The last thread between Victoria and me was torn when she declines everyone's help during her pregnancy and especially after the birth of her daughter, but selfishly makes the persons around her maintain, support, sacrifice, worry, plan and work for her even more than if she had accepted being advised and assisted right in the beginning. Why does she stop working? Why does she move back into the forest during her pregnancy, depriving her unborn kid of warmth, vitamins and proper nourishment needed to thrive inside her womb? She could have managed. And why does she start her own and illegal wedding flowers business – a bitter competition to her boss' business when she could have just asked Renata to integrate her unique service into her shop's palette for a more generous salary? Since she was still using Renata's wholesale card to buy the flowers she needed, Renata could have easily done her in by simply reporting her to the authorities. Plus, I hated the exclusiveness, that garantees her only successful mouth-to-mouth propaganda: She decides only to carter to couples who look like they will stay together, which later could be attributed to Victoria's choice of flowery accessories. The bouquets themselves are prepared by homeless girls, because only the flowers' happiness-inducing magic will be important for the wedding. How the bridal centerpiece looked and smelled and lasted, is of no concern whatsoever. A highly unlikely concept in my opinion. I, personally, would never, ever use Victoria's "Message" service. If I wanted, I could look up any flower's meaning by myself and I would not pay attrocious prices to have clumsily gathered mosses and leaves on my dinner table.

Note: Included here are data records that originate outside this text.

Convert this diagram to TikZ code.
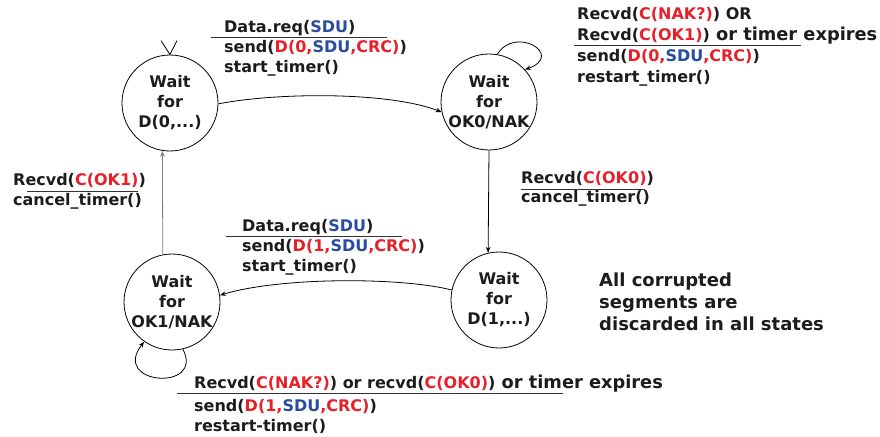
\documentclass[tikz,border=0pt]{standalone}
\usepackage{fontspec}
\usetikzlibrary{arrows.meta}
\setmainfont{DejaVu Sans}
\definecolor{txtblack}{HTML}{1C1C1C}
\definecolor{redtx}{HTML}{E8202A}
\definecolor{bluetx}{HTML}{2B4C9F}
\definecolor{greyline}{HTML}{808080}
\newcommand\Rtx[1]{\textcolor{redtx}{#1}}
\newcommand\Btx[1]{\textcolor{bluetx}{#1}}
\newcommand\Wide[1]{{\fontsize{17.8}{20}\selectfont #1}}
\begin{document}
\begin{tikzpicture}[x=1pt,y=-1pt,
  state/.style={circle,draw,line width=0.8pt,minimum size=96pt,inner sep=-12pt,
    align=center,font=\bfseries\fontsize{16}{20}\selectfont,text=txtblack},
  lbl/.style={anchor=base west,inner sep=0pt,font=\bfseries\fontsize{16}{20}\selectfont,text=txtblack},
  note/.style={anchor=base west,inner sep=0pt,font=\bfseries\fontsize{18}{22}\selectfont,text=txtblack},
  rule/.style={line width=0.8pt,draw=black!80},
  edge/.style={line width=0.8pt,-{Stealth[length=6pt,width=4.5pt]}},
]
\useasboundingbox (0,0) rectangle (880,436);

% states
\node[state] (S0) at (170,103) {Wait\\for\\D(0,...)};
\node[state] (S1) at (489,102) {Wait\\for\\OK0/NAK};
\node[state] (S2) at (499,300) {Wait\\for\\D(1,...)};
\node[state] (S3) at (172,302) {Wait\\for\\OK1/NAK};

% initial marker
\draw[line width=0.8pt] ([shift={(-9,-14)}]S0.north) -- (S0.north) -- ([shift={(7,-14)}]S0.north);

% transitions
\draw[edge] (S0.-1) .. controls (280,92) and (390,92) .. (S1.192);
\draw[edge] (S1.south) -- (S2.103);
\draw[edge] (S2.168) .. controls (400,277) and (280,277) .. (S3.8);
\draw[edge,draw=greyline] (S3.101) -- (S0.261.5);
\draw[edge] (S1.80) .. controls (515,25) and (565,55) .. (S1.42);
\draw[edge] (S3.-77) .. controls (205,392) and (110,385) .. (S3.-125);

% label S0 -> S1
\node[lbl] (a1) at (224,32.5) {Data.req(\Btx{SDU})};
\node[lbl] (a2) at (224,52.5) {send(\Rtx{D(0,}\Btx{SDU}\Rtx{,CRC)})};
\node[lbl] (a3) at (224,72.5) {start\_timer()};
\draw[rule] (211,37) -- (387,37);

% label S1 self loop
\node[lbl] (b1) at (577,20) {Recvd(\Rtx{C(NAK?)}) OR};
\node[lbl] (b2) at (577,41) {Recvd(\Rtx{C(OK1)})\Wide{ or timer expires}};
\node[lbl] (b3) at (577,62) {send(\Rtx{D(0,}\Btx{SDU}\Rtx{,CRC)})};
\node[lbl] (b4) at (577,82) {restart\_timer()};
\draw[rule] (574,45) -- (801,45);

% label S1 -> S2
\node[lbl] (c1) at (521,183) {Recvd(\Rtx{C(OK0)})};
\node[lbl] (c2) at (521,202) {cancel\_timer()};
\draw[rule] (521,189) -- (645,189);

% label S2 -> S3
\node[lbl] (d1) at (242,231.5) {Data.req(\Btx{SDU})};
\node[lbl] (d2) at (242,251) {send(\Rtx{D(1,}\Btx{SDU}\Rtx{,CRC)})};
\node[lbl] (d3) at (242,271) {start\_timer()};
\draw[rule] (226,236) -- (402,236);

% label S3 -> S0
\node[lbl] (e1) at (13,185.5) {Recvd(\Rtx{C(OK1)})};
\node[lbl] (e2) at (13,205) {cancel\_timer()};
\draw[rule] (27,191) -- (138,191);

% label S3 self loop
\node[lbl] (f1) at (194,388) {Recvd(\Rtx{C(NAK?)}) or recvd(\Rtx{C(OK0)})\Wide{ or timer expires}};
\node[lbl] (f2) at (194,411.5) {send(\Rtx{D(1,}\Btx{SDU}\Rtx{,CRC)})};
\node[lbl] (f3) at (194,431.5) {restart-timer()};
\draw[rule] (177,393) -- (563,393);

% note
\node[note] (n1) at (599,286) {All corrupted};
\node[note] (n2) at (599,308) {segments are};
\node[note] (n3) at (599,330) {discarded in all states};
\end{tikzpicture}
\end{document}
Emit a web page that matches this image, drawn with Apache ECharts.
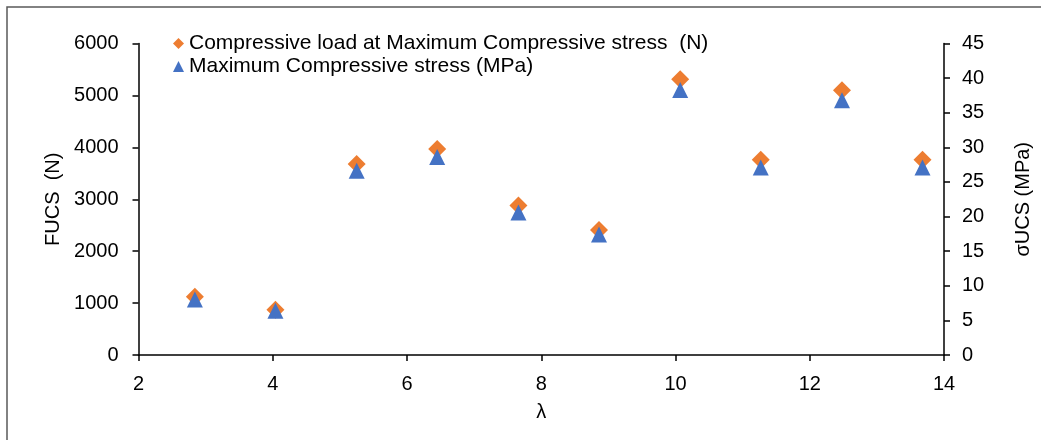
<!DOCTYPE html>
<html>
<head>
<meta charset="utf-8">
<script src="https://cdn.jsdelivr.net/npm/echarts@6/dist/echarts.min.js"></script>
<style>
  html, body { margin: 0; padding: 0; background: #fff; }
  #chart { width: 1041px; height: 440px; }
</style>
</head>
<body>
<div id="chart"></div>
<script>
// Slenderness ratio (λ) of each specimen
const lambda = [2.84, 4.04, 5.25, 6.45, 7.66, 8.86, 10.07, 11.27, 12.48, 13.68];
// Compressive load at maximum compressive stress, N
const loadN = [1120, 870, 3680, 3970, 2880, 2410, 5310, 3760, 5100, 3760];
// Maximum compressive stress, MPa
const stressMPa = [8.0, 6.4, 26.6, 28.6, 20.6, 17.4, 38.3, 27.1, 36.8, 27.1];

const loadName = 'Compressive load at Maximum Compressive stress  (N)';
const stressName = 'Maximum Compressive stress (MPa)';

const font = '"Liberation Sans", Arial, sans-serif';
const ink = '#000';

const pairs = (xs, ys) => xs.map((x, i) => [x, ys[i]]);
const plain = v => String(v);

const axisLine = { show: true, lineStyle: { color: ink, width: 1.5 } };
const axisTick = { show: true, length: 6, lineStyle: { color: ink, width: 1.5 } };

const chart = echarts.init(document.getElementById('chart'), null, { renderer: 'canvas' });
chart.setOption({
  animation: false,
  backgroundColor: '#fff',
  textStyle: { fontFamily: font },
  graphic: [{
    type: 'rect',
    shape: { x: 7, y: 7, width: 1200, height: 600 },
    style: { fill: 'none', stroke: '#595959', lineWidth: 1.5 },
    silent: true
  }],
  grid: { left: 138.5, right: 96, top: 43.5, bottom: 85, containLabel: false },
  legend: {
    orient: 'vertical',
    left: 173,
    top: 33,
    padding: 0,
    itemWidth: 11,
    itemHeight: 11,
    itemGap: 2,
    textStyle: { fontFamily: font, fontSize: 21, color: ink, lineHeight: 21 },
    data: [
      { name: loadName, icon: 'diamond' },
      { name: stressName, icon: 'triangle' }
    ]
  },
  xAxis: {
    type: 'value',
    min: 2, max: 14, interval: 2,
    name: 'λ',
    nameLocation: 'middle',
    nameGap: 47,
    nameTextStyle: { fontFamily: font, fontSize: 20, color: ink },
    axisLine, axisTick,
    splitLine: { show: false },
    axisLabel: { fontFamily: font, fontSize: 20, color: ink, margin: 19, formatter: plain }
  },
  yAxis: [{
    type: 'value',
    position: 'left',
    min: 0, max: 6000, interval: 1000,
    name: 'FUCS  (N)',
    nameLocation: 'middle',
    nameRotate: 90,
    nameGap: 69,
    nameTextStyle: { fontFamily: font, fontSize: 20, color: ink },
    axisLine, axisTick,
    splitLine: { show: false },
    axisLabel: { fontFamily: font, fontSize: 20, color: ink, margin: 20, formatter: plain }
  }, {
    type: 'value',
    position: 'right',
    min: 0, max: 45, interval: 5,
    name: 'σUCS (MPa)',
    nameLocation: 'middle',
    nameRotate: 90,
    nameGap: 69,
    nameTextStyle: { fontFamily: font, fontSize: 20, color: ink },
    axisLine, axisTick,
    splitLine: { show: false },
    axisLabel: { fontFamily: font, fontSize: 20, color: ink, margin: 18, formatter: plain }
  }],
  series: [{
    name: loadName,
    type: 'scatter',
    yAxisIndex: 0,
    symbol: 'diamond',
    symbolSize: 18,
    itemStyle: { color: '#ED7D31', opacity: 1 },
    data: pairs(lambda, loadN),
    z: 2
  }, {
    name: stressName,
    type: 'scatter',
    yAxisIndex: 1,
    symbol: 'triangle',
    symbolSize: [16, 16],
    itemStyle: { color: '#4472C4', opacity: 1 },
    data: pairs(lambda, stressMPa),
    z: 3
  }]
});
</script>
</body>
</html>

I need to stress that I actually have thought maybe it's me, maybe I have just not enough stomach lining and empathy for the broken mind of someone with a devastating childhood. The author information at the end of the book mentions that Vanessa Diffenbaugh has personal first-hand experience with raising foster kids. Apparently she gave home to one or more. After reading the book I do not question that at all. But when I compare my reading experience of The Language of Flowers to that of other stories featuring difficult or hard-to-like main characters, I am sure that a truely skillful author can make me feel and ache and root for any protagonist, no matter how strange or evil. I have just finished reading Froi of the Exiles (yes, it is Fantasy, I know). Fact is, when I was reading the volume preceeding it, I would have never guessed Melina Marchetta would get me to like him. Now I love him fiercely. Maybe his personal growth is fantastical, unrealistic, but maybe it is simply magic. The kind of magic only the best authors can evoke in a reader's mind.

Because of that believe I do not feel any reservations to rate the second half of this book only with two stars in contrast to my four star expectation in the beginning.

Completely off-track, but on my mind: If you like flower-shop-based plots, you might perhaps enjoy the Japanese movie Oto-na-ri. It is about a lonely thirty-something florist and a celebrity photographer, who dreams of shooting Canadian landscapes, living wall-to-wall in an apartment building without meeting each other. It is sad and funny and bittersweet. I loved it.

A lot of thanks go to Netgalley and to the publisher, Random House, for giving me access to an electronic review copy in exchange for this honest review.